Die heutigen Menschen leiden unter Nervosität, Schnelllebigkeit, sind anfällig im Nerven-Sinnes-Bereich, andere leiden unter Allergien, Rheuma, haben Probleme im Stoffwechsel bis hin zu Krebserkrankungen. In diesen Bereichen ist durchaus eine Neuorientierung im Lebensstil mit Auswirkungen auf Nahrungs- und Lebensgewohnheiten notwendig. Auch die Weiterentwicklung des Menschen, der Kultur, fordert eine Weiterentwicklung unserer Lebensmittel. Das muss Hand in Hand gehen. Neue Ideen und Initiativen sind daher gefragt.

Wie in der Herstellung von Öko-Lebensmitteln mit diesen Fragen umgegangen werden kann, soll die Tagung "Nahrung ergänzen? Sinnvolle Lebensmittel" am 25. Oktober klären. (s. Demeter aktuell S. 57).

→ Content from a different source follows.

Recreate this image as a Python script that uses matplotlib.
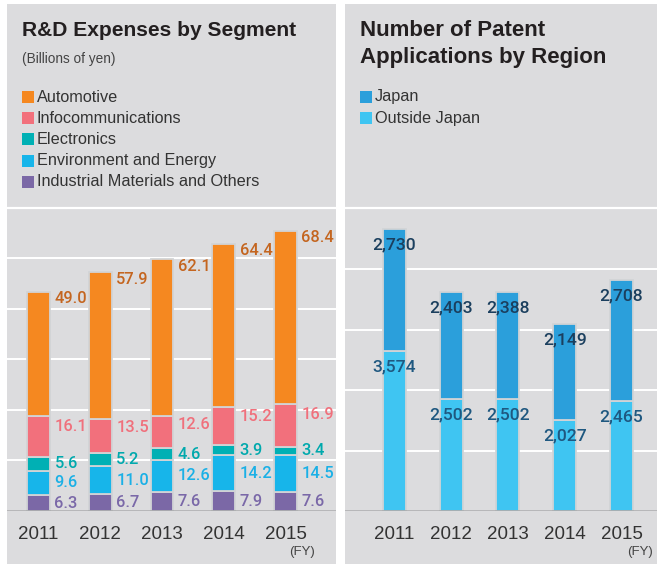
import matplotlib
matplotlib.use("Agg")
import matplotlib.pyplot as plt
from matplotlib.patches import Rectangle

plt.rcParams['font.family'] = ['Liberation Sans', 'DejaVu Sans']

# ---------------- data ----------------
years = ["2011", "2012", "2013", "2014", "2015"]
rd_segments = ["Automotive", "Infocommunications", "Electronics",
               "Environment and Energy", "Industrial Materials and Others"]
industrial = [6.3, 6.7, 7.6, 7.9, 7.6]
environment = [9.6, 11.0, 12.6, 14.2, 14.5]
electronics = [5.6, 5.2, 4.6, 3.9, 3.4]
infocomm = [16.1, 13.5, 12.6, 15.2, 16.9]
automotive = [49.0, 57.9, 62.1, 64.4, 68.4]

patent_regions = ["Japan", "Outside Japan"]
outside_japan = [3574, 2502, 2502, 2027, 2465]
japan = [2730, 2403, 2388, 2149, 2708]

# ---------------- styles ----------------
W, H = 658, 564
BG = '#dcdcde'
SEP = '#d2d4d6'
rd_colors = {"Automotive": '#f58820', "Infocommunications": '#f2707c',
             "Electronics": '#00b0b4', "Environment and Energy": '#17b5ea',
             "Industrial Materials and Others": '#7b68a6'}
rd_label_colors = {"Automotive": '#c4651f', "Infocommunications": '#f0707c',
                   "Electronics": '#00a9ad', "Environment and Energy": '#1ab0e6',
                   "Industrial Materials and Others": '#7a68a8'}
pat_colors = {"Japan": '#2b9fdb', "Outside Japan": '#3fc5f2'}
pat_label_colors = {"Japan": '#1b3f5e', "Outside Japan": '#1f5880'}
NUM_FONT = dict(family=['Roboto', 'Liberation Sans', 'DejaVu Sans'], fontweight='medium')

fig = plt.figure(figsize=(W / 100, H / 100), dpi=100)
fig.patch.set_facecolor('white')


def fx(px):
    return px / W


def fy(py):
    return 1 - py / H


# panels
for x0, x1 in [(7, 336), (345, 657)]:
    fig.patches.append(Rectangle((fx(x0), fy(H)), fx(x1 - x0), (H - 4) / H,
                                 transform=fig.transFigure, facecolor=BG,
                                 edgecolor='none', zorder=-10))
    fig.lines.append(plt.Line2D([fx(x0), fx(x1)], [fy(208), fy(208)],
                                transform=fig.transFigure, color='white',
                                lw=1.6, zorder=-9))

# titles
title_kw = dict(fontweight='bold', color='#231f20', va='center', ha='left')
fig.text(fx(22), fy(31), "R&D Expenses by Segment", fontsize=15.1, **title_kw)
fig.text(fx(360), fy(31), "Number of Patent", fontsize=16, **title_kw)
fig.text(fx(360), fy(57), "Applications by Region", fontsize=16, **title_kw)
fig.text(fx(22), fy(59), "(Billions of yen)", fontsize=9.8, color='#444444',
         va='center', ha='left')


def legend(x, y0, names, colors):
    for i, n in enumerate(names):
        y = y0 + i * 21.2
        fig.patches.append(Rectangle((fx(x), fy(y + 6)), fx(12), 12 / H,
                                     transform=fig.transFigure,
                                     facecolor=colors[n], edgecolor='none', zorder=2))
        fig.text(fx(x + 15), fy(y), n, fontsize=11.7, color='#333333',
                 va='center', ha='left')


legend(22, 97, rd_segments, rd_colors)
legend(360, 97, patent_regions, pat_colors)

# ---------------- axes ----------------
axL = fig.add_axes([fx(7), fy(511), fx(329), 302 / H])
axR = fig.add_axes([fx(345), fy(511), fx(312), 302 / H])
for ax in (axL, axR):
    ax.set_facecolor('none')
    ax.set_zorder(1)
    for s in ax.spines.values():
        s.set_visible(False)
    ax.set_yticks([])
    ax.tick_params(axis='x', length=0, labelsize=13.5, labelcolor='#333333', pad=10.8)

xs = list(range(len(years)))

# ---------------- left chart ----------------
axL.set_xlim(-0.51, 4.818)
axL.set_ylim(0, 119.4)
for g in [20, 40, 60, 80, 100]:
    axL.axhline(g, color='white', lw=1.4, zorder=1)
axL.axhline(0, color='#222222', lw=1.0, zorder=4)

series_L = [("Industrial Materials and Others", industrial),
            ("Environment and Energy", environment),
            ("Electronics", electronics),
            ("Infocommunications", infocomm),
            ("Automotive", automotive)]
bw = 0.372
bottom = [0.0] * len(years)
for name, vals in series_L:
    axL.bar(xs, vals, bw, bottom=bottom, color=rd_colors[name],
            edgecolor=SEP, linewidth=1.3, zorder=3)
    for i, v in enumerate(vals):
        b = bottom[i]
        if name == "Automotive":
            yv, dy = b + v, -7
        elif name == "Infocommunications":
            yv, dy = b + 0.75 * v, 0
        else:
            yv, dy = b + 0.5 * v, 0
        axL.annotate(f"{v:.1f}", (i + bw / 2, yv), xytext=(3.2, dy * 0.72),
                     textcoords='offset points', ha='left', va='center',
                     fontsize=11.8, color=rd_label_colors[name], zorder=5,
                     **NUM_FONT)
    bottom = [bottom[i] + vals[i] for i in range(len(vals))]
axL.set_xticks(xs, years)

# ---------------- right chart ----------------
axR.set_xlim(-0.872, 4.626)
axR.set_ylim(0, 6750)
for g in [1352, 2704, 4056, 5408]:
    axR.axhline(g, color='white', lw=1.4, zorder=1)
axR.axhline(0, color='#222222', lw=1.0, zorder=4)
bwR = 0.405
bottom = [0] * len(years)
for name, vals in [("Outside Japan", outside_japan), ("Japan", japan)]:
    axR.bar(xs, vals, bwR, bottom=bottom, color=pat_colors[name],
            edgecolor=SEP, linewidth=1.3, zorder=3)
    for i, v in enumerate(vals):
        axR.annotate(f"{v:,}", (i, bottom[i] + v), xytext=(0, -16 * 0.72),
                     textcoords='offset points', ha='center', va='center',
                     fontsize=12.6, color=pat_label_colors[name], zorder=5,
                     **NUM_FONT)
    bottom = [bottom[i] + vals[i] for i in range(len(vals))]
axR.set_xticks(xs, years)

fig.text(fx(302), fy(552), "(FY)", fontsize=9.5, color='#444444', ha='center', va='center')
fig.text(fx(640), fy(552), "(FY)", fontsize=9.5, color='#444444', ha='center', va='center')

fig.savefig("out.png", dpi=100, facecolor='white')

Näheres: Demeter-Marktforum, Dr. Jasmin Peschke, Brandschneise 2, 64295 Darmstadt, Fax 06155 - 8469-11

 

Lebensmittel werden als funktionell bezeichnet, wenn sie Inhaltsstoffe enthalten, die über eine gezielte positive Beeinflussung von Körperfunktionen zu einer Verbesserung der Gesundheit führen.
Nahrungsergänzungsmittel sind Lebensmittel, die einen oder mehrere Nährstoffe in konzentrierter Form enthalten und eine lebensmitteluntypische Form (Tablette, Kapseln etc.) aufweisen. Sie sollen überwiegend der Versorgung mit Mikronährstoffen dienen (Vitamine, Mineralstoffe, Spurenelemente).